• [Work to do]: Write out the opening lines of the data word for word, up to and including the line with "width=0.672, gap=0.22, saturation=1, ax=ax)", and leave every picture and every later line out.

-----

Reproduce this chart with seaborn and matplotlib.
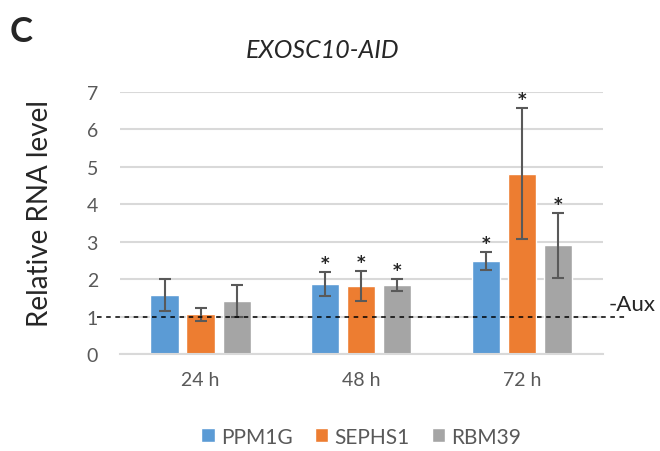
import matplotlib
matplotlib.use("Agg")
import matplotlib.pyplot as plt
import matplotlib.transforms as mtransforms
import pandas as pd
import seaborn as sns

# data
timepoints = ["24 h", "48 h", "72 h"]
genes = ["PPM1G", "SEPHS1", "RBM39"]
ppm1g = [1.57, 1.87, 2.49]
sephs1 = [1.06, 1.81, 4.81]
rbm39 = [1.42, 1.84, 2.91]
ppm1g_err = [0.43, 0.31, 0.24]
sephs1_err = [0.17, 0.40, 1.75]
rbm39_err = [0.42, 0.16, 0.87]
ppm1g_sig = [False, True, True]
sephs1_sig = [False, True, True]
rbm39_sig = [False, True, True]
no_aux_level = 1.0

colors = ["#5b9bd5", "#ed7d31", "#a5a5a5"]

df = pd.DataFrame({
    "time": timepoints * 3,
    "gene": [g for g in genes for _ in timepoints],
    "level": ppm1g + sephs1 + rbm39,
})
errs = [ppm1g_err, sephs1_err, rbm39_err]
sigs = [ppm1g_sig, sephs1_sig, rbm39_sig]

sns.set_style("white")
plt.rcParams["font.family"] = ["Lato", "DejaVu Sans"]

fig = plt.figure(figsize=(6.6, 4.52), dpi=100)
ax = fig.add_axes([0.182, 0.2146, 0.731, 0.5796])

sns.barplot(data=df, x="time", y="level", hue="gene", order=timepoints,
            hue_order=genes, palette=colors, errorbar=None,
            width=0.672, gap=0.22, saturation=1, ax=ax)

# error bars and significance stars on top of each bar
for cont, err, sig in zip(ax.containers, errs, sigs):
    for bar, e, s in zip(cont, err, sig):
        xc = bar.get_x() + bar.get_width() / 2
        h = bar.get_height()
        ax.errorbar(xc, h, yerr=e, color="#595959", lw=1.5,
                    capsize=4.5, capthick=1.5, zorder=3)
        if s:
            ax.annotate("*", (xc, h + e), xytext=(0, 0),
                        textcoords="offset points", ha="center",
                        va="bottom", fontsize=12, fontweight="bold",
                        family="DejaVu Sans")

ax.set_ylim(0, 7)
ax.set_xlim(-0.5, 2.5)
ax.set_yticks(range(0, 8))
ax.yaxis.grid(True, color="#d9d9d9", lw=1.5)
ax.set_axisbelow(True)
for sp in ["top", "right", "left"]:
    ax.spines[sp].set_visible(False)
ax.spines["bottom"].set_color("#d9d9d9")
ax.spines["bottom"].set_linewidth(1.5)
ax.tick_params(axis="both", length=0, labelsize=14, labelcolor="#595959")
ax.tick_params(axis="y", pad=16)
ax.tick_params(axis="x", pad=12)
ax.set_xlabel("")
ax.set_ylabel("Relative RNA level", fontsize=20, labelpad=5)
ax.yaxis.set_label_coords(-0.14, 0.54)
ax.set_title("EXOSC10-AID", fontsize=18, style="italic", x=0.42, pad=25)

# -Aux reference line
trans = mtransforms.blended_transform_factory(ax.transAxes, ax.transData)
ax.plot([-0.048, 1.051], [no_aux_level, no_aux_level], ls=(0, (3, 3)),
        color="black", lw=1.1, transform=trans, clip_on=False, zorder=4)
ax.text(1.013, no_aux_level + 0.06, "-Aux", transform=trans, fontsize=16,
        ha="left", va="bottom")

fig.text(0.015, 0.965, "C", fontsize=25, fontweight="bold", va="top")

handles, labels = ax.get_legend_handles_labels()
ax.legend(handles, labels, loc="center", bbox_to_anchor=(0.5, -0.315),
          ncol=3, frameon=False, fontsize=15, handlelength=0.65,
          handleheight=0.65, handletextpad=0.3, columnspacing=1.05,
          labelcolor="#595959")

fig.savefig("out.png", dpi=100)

-----

• [Completed exercise]:
Reproduce this chart with seaborn and matplotlib.
import matplotlib
matplotlib.use("Agg")
import matplotlib.pyplot as plt
import matplotlib.transforms as mtransforms
import pandas as pd
import seaborn as sns

# data
timepoints = ["24 h", "48 h", "72 h"]
genes = ["PPM1G", "SEPHS1", "RBM39"]
ppm1g = [1.57, 1.87, 2.49]
sephs1 = [1.06, 1.81, 4.81]
rbm39 = [1.42, 1.84, 2.91]
ppm1g_err = [0.43, 0.31, 0.24]
sephs1_err = [0.17, 0.40, 1.75]
rbm39_err = [0.42, 0.16, 0.87]
ppm1g_sig = [False, True, True]
sephs1_sig = [False, True, True]
rbm39_sig = [False, True, True]
no_aux_level = 1.0

colors = ["#5b9bd5", "#ed7d31", "#a5a5a5"]

df = pd.DataFrame({
    "time": timepoints * 3,
    "gene": [g for g in genes for _ in timepoints],
    "level": ppm1g + sephs1 + rbm39,
})
errs = [ppm1g_err, sephs1_err, rbm39_err]
sigs = [ppm1g_sig, sephs1_sig, rbm39_sig]

sns.set_style("white")
plt.rcParams["font.family"] = ["Lato", "DejaVu Sans"]

fig = plt.figure(figsize=(6.6, 4.52), dpi=100)
ax = fig.add_axes([0.182, 0.2146, 0.731, 0.5796])

sns.barplot(data=df, x="time", y="level", hue="gene", order=timepoints,
            hue_order=genes, palette=colors, errorbar=None,
            width=0.672, gap=0.22, saturation=1, ax=ax)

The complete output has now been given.